The role of the nuclear pact
Bilateral relations were severed in January 2016, after regime militiamen stormed the Saudi embassy in Tehran. Amirabdollahian was then the deputy foreign minister for Arab affairs. In 2019, he told the website Iranian Diplomacy that Saudi Arabia had taken measures vis-a-vis Iran's nuclear pact with the world powers.
It's unlikely Ali Khamenei will tolerate the Saudi kingdom's rising power in the region.
He said "the Saudis' insane conduct toward [the pact] led them to conclude that they must prevent [its implementation] in a peaceful environment ... I think the Saudis are quite deluded, and their delusion consists in thinking that Trump is an opportunity for them to place themselves on the path of conflict with the Islamic Republic while relying on Trump." He meant the administration led by the U.S. President Donald J.Trump, which was hostile to Iran's regime. This, he said, "is not how we view Saudi Arabia. I think Yemen should have been a big lesson for the Saudis."
The minister was effectively admitting the Houthis were the Islamic Republic's tool for getting back at Saudi Arabia.
Yet in the past two years, both sides have taken steps to improve relations, without firm results as yet. Nor is the situation likely to change this time.
Iranian Supreme Leader Ali Khamenei in 2020commons.wikimedia.org
Riyadh's warming relations with Israel
Iran's former ambassador in Lebanon, Ahmad Dastmalchian, told the ILNA news agency in Tehran that Saudi Arabia is doing Israel's bidding in the region, and has "entrusted its national security, and life and death to Tel Aviv." Riyadh, he said, had been financing a good many "security and political projects in the region," or acting as a "logistical supplier."
The United States, said Dastmalchian, has "in turn tried to provide intelligence and security backing, while Israel has simply followed its own interests in all this."
Furthermore, it seems unlikely Iran's Supreme Leader Ali Khamenei will tolerate, even in this weak period of his leadership, the kingdom's rising power in the region and beyond, and especially its financial clout. He is usually disparaging when he speaks of Riyadh's princely rulers. In 2017, he compared them to "dairy cows," saying, "the idiots think that by giving money and aid, they can attract the goodwill of Islam's enemies."
Iranian regime officials are hopeful of moving toward better diplomatic ties and a reopening of embassies. Yet the balance of power between the sides began to change in Riyadh's favor years ago. For the kingdom's power has shifted from relying mostly on arms, to economic and political clout. The countries might have had peaceful relations before in considerably quieter, and more equitable, conditions than today's acute clash of interests.

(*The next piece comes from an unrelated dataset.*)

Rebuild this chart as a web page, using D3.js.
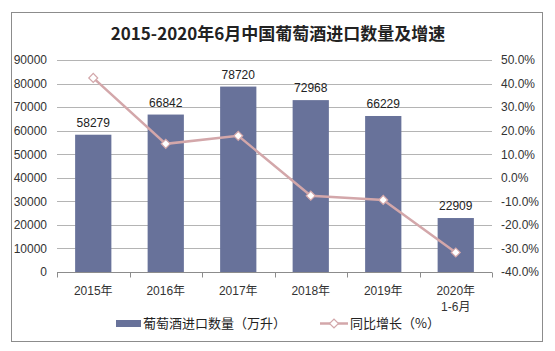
<!DOCTYPE html>
<html>
<head>
<meta charset="utf-8">
<script src="https://cdn.jsdelivr.net/npm/d3@7"></script>
<style>
  body { margin: 0; background: #fff; }
  svg { display: block; }
</style>
</head>
<body>
<div id="chart"></div>
<script>
const years = ["2015年", "2016年", "2017年", "2018年", "2019年", "2020年\n1-6月"];
const volume = [58279, 66842, 78720, 72968, 66229, 22909];
const growth = [42.4, 14.4, 17.8, -7.6, -9.4, -31.7];
const leftTicks = [0, 10000, 20000, 30000, 40000, 50000, 60000, 70000, 80000, 90000];
const rightTicks = [-40, -30, -20, -10, 0, 10, 20, 30, 40, 50];

const W = 555, H = 351;
const margin = { top: 60, right: 63, bottom: 79, left: 57 };
const font = "'Liberation Sans', Arial, 'Noto Sans CJK SC', sans-serif";

const svg = d3.select("#chart").append("svg")
    .attr("width", W)
    .attr("height", H);

// outer frame
svg.append("rect")
    .attr("x", 11.5).attr("y", 12.5)
    .attr("width", 531).attr("height", 329)
    .attr("fill", "none").attr("stroke", "#8c8c8c");

svg.append("text")
    .attr("x", 278).attr("y", 40)
    .attr("text-anchor", "middle")
    .attr("font-family", "'Noto Sans CJK SC', sans-serif")
    .attr("font-weight", "bold")
    .attr("font-size", 17)
    .attr("fill", "#222")
    .text("2015-2020年6月中国葡萄酒进口数量及增速");

const x = d3.scaleBand()
    .domain(years)
    .range([margin.left, W - margin.right])
    .paddingInner(0.5).paddingOuter(0.25);

const y = d3.scaleLinear().domain([0, 90000]).range([H - margin.bottom, margin.top]);
const y2 = d3.scaleLinear().domain([-40, 50]).range([H - margin.bottom, margin.top]);

// gridlines
svg.append("g")
    .selectAll("line")
    .data(leftTicks.slice(1))
    .enter().append("line")
    .attr("x1", margin.left).attr("x2", W - margin.right)
    .attr("y1", d => Math.round(y(d)) + 0.5).attr("y2", d => Math.round(y(d)) + 0.5)
    .attr("stroke", "#b4b4b4");

// left axis
const yAxis = d3.axisLeft(y).tickValues(leftTicks).tickSize(0).tickPadding(10)
    .tickFormat(d3.format("d"));
const gy = svg.append("g")
    .attr("transform", `translate(${margin.left},0)`)
    .call(yAxis);
gy.select(".domain").remove();
gy.selectAll("text").attr("font-family", font).attr("font-size", 12).attr("fill", "#333");

// right axis
const yAxis2 = d3.axisRight(y2).tickValues(rightTicks).tickSize(0).tickPadding(9)
    .tickFormat(d => d.toFixed(1) + "%");
const gy2 = svg.append("g")
    .attr("transform", `translate(${W - margin.right},0)`)
    .call(yAxis2);
gy2.select(".domain").remove();
gy2.selectAll("text").attr("font-family", font).attr("font-size", 12).attr("fill", "#333");

// bars
svg.append("g")
    .selectAll("rect")
    .data(volume)
    .enter().append("rect")
    .attr("x", (d, i) => x(years[i]))
    .attr("width", x.bandwidth())
    .attr("y", d => y(d))
    .attr("height", d => y(0) - y(d))
    .attr("fill", "#68729a");

svg.append("g")
    .selectAll("text")
    .data(volume)
    .enter().append("text")
    .attr("x", (d, i) => x(years[i]) + x.bandwidth() / 2)
    .attr("y", d => y(d) - 8)
    .attr("text-anchor", "middle")
    .attr("font-family", font)
    .attr("font-size", 12)
    .attr("fill", "#222")
    .text(d => d);

// x axis
const base = Math.round(y(0)) + 0.5;
const step = x.step();
svg.append("line")
    .attr("x1", margin.left).attr("x2", W - margin.right)
    .attr("y1", base).attr("y2", base)
    .attr("stroke", "#8c8c8c");
svg.append("g")
    .selectAll("line")
    .data(d3.range(years.length + 1))
    .enter().append("line")
    .attr("x1", i => Math.round(margin.left + i * step) + 0.5)
    .attr("x2", i => Math.round(margin.left + i * step) + 0.5)
    .attr("y1", base).attr("y2", base + 5)
    .attr("stroke", "#8c8c8c");

const xl = svg.append("g")
    .selectAll("text")
    .data(years)
    .enter().append("text")
    .attr("x", d => x(d) + x.bandwidth() / 2)
    .attr("y", base + 22)
    .attr("text-anchor", "middle")
    .attr("font-family", font)
    .attr("font-size", 12)
    .attr("fill", "#333");
xl.selectAll("tspan")
    .data(d => d.split("\n").map(s => ({ s, x: x(d) + x.bandwidth() / 2 })))
    .enter().append("tspan")
    .attr("x", d => d.x)
    .attr("dy", (d, i) => i ? 16 : 0)
    .text(d => d.s);

// growth line
const cx = i => x(years[i]) + x.bandwidth() / 2;
const line = d3.line().x((d, i) => cx(i)).y(d => y2(d));
svg.append("path")
    .datum(growth)
    .attr("d", line)
    .attr("fill", "none")
    .attr("stroke", "#d3a7aa")
    .attr("stroke-width", 2.5);

svg.append("g")
    .selectAll("path")
    .data(growth)
    .enter().append("path")
    .attr("transform", (d, i) => `translate(${cx(i)},${y2(d)}) rotate(45)`)
    .attr("d", d3.symbol().type(d3.symbolSquare).size(40))
    .attr("fill", "#fff")
    .attr("stroke", "#d3a7aa")
    .attr("stroke-width", 1.2);

// legend
const lg = svg.append("g").attr("font-family", "'Noto Sans CJK SC', sans-serif").attr("font-size", 13).attr("fill", "#222");
lg.append("rect")
    .attr("x", 116).attr("y", 320).attr("width", 25).attr("height", 7)
    .attr("fill", "#68729a");
lg.append("text").attr("x", 143).attr("y", 328).text("葡萄酒进口数量（万升）");
lg.append("line")
    .attr("x1", 320).attr("x2", 348).attr("y1", 323.5).attr("y2", 323.5)
    .attr("stroke", "#d3a7aa").attr("stroke-width", 2.5);
lg.append("path")
    .attr("transform", "translate(334,323.5) rotate(45)")
    .attr("d", d3.symbol().type(d3.symbolSquare).size(40))
    .attr("fill", "#fff").attr("stroke", "#d3a7aa").attr("stroke-width", 1.2);
lg.append("text").attr("x", 350).attr("y", 328).text("同比增长（%）");
</script>
</body>
</html>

If nuclear talks break down, Iran's regime may become more aggressive.
Beyond this, the Abraham Accord or reconciliation of Arab states and Israel has been possible thanks to the green light that the Saudis gave their regional partners, and it is a considerable political and ideological defeat for the Islamic Republic.
Assuming all Houthis follow Tehran's instructions — and they may not — improved ties may curb attacks on Saudi interests and aid its economy. Tehran will also benefit from no longer having to support them. Unlike Iran's regime, the Saudis are not pressed for cash or resources and could even offer the Houthis a better deal. Presently, they may consider it more convenient to keep the softer approach toward Tehran.
For if nuclear talks with the West break down, Iran's regime may become more aggressive, and as experience has shown, tensions often prompt a renewal of missile or drone attacks on the Saudis, on tankers and on foreign shipping. Riyadh must have a way of keeping the Tehran regime quiet, in a distinctly unquiet time.